Sie sucht Kontakte zur Kirche, zu Brandenburgs Ausländerbeauftragter Almuth Berger, sie reist durch die neuen Bundesländer, schlägt in Betrieben Krach, die den VertragsarbeiterInnen keine Abfindungen zahlen wollen. Das Wirken um ein Bleiberecht bestimmt fortan ihr Dasein. Überall sagt sie, was sie denkt. Sie ist unbequem.
Polizeiübergriffe auf Vietnamesen aufgedeckt
Im Sommer vorigen Jahres gründet Tamara Hentschel mit Freunden den „Reistrommel e.V.“, Geld zum Überleben kommt von der Kirche. Zu dieser Zeit weiß sie bereits von Übergriffen durch Polizisten auf Vietnamesen in Bernau und Berlin. Sie trägt Material zusammen. Schaltet Anwälte ein, läßt die andauernden Gewalttätigkeiten von den Geschädigten zu Protokoll geben. Sie versucht Ängste abzubauen, sitzt oft bis Mitternacht in den Wohnheimen, bittet Betroffene, ihre Aussagen zu machen, und sie ringt verzweifelt um Öffentlichkeit, bis zwei Zeitungsartikel die Lawine ins Rollen bringen. So viel müßte getan werden, sagt Tamara Hentschel, was wie ein Beschluß klingt, es demnächst auch zu tun. Die gesundheitliche Betreuung in den Wohnheimen ist unzureichend.
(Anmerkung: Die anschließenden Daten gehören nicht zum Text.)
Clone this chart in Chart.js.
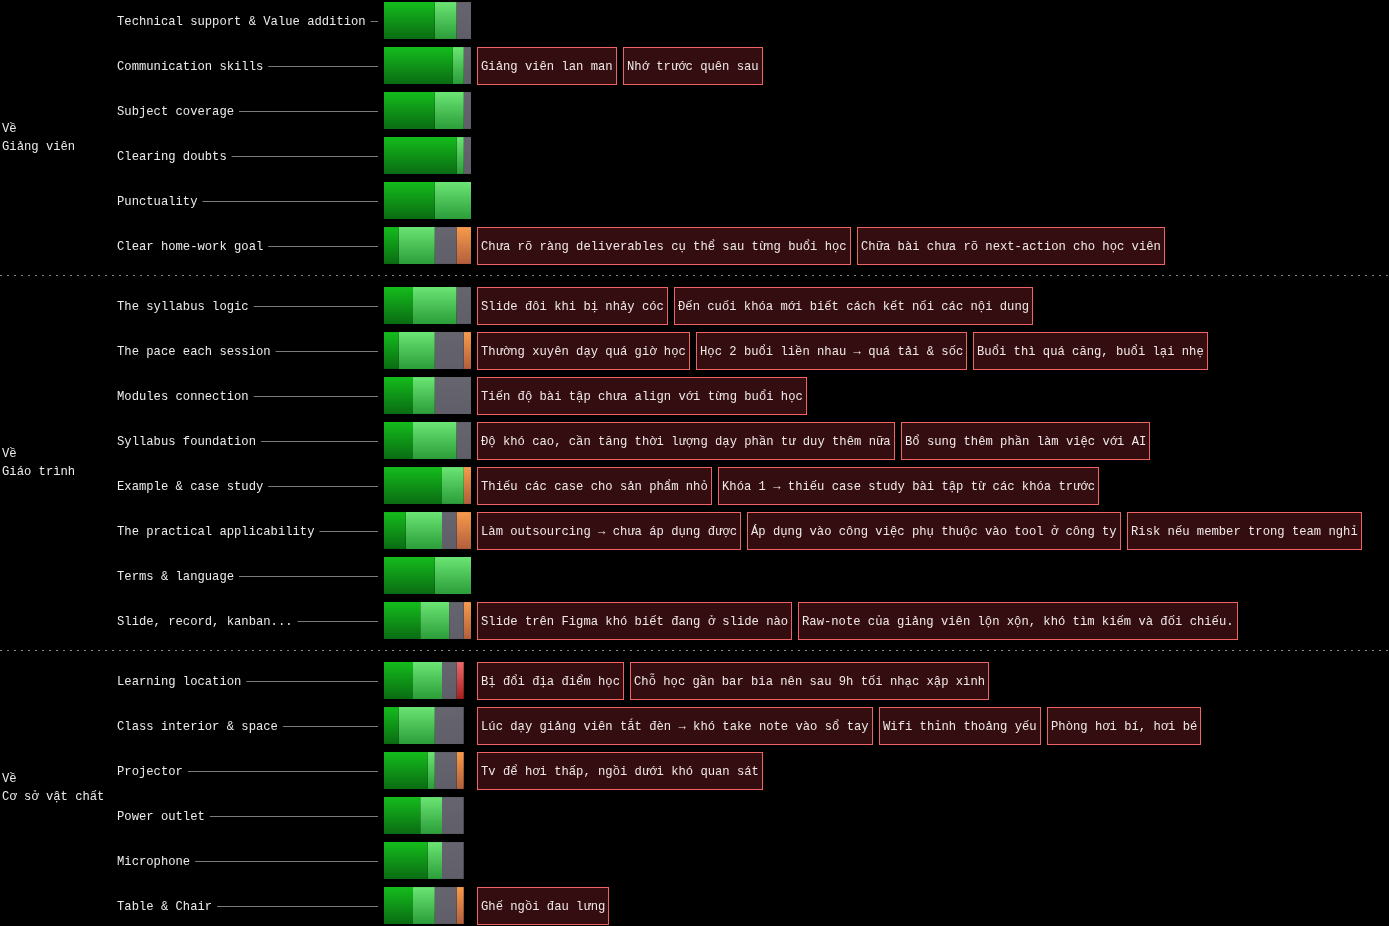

Dann wären dort Kondomautomaten wichtig. Und und und.
In Vietnam ist sie übrigens noch nie gewesen. Aber vier Wochen würde sie bleiben wollen, zum Tetfest, wenn das neue Jahr beginnt. „Vorausgesetzt, daß ich Arbeit bekomme, damit ich mir das leisten kann.“ Arbeit also.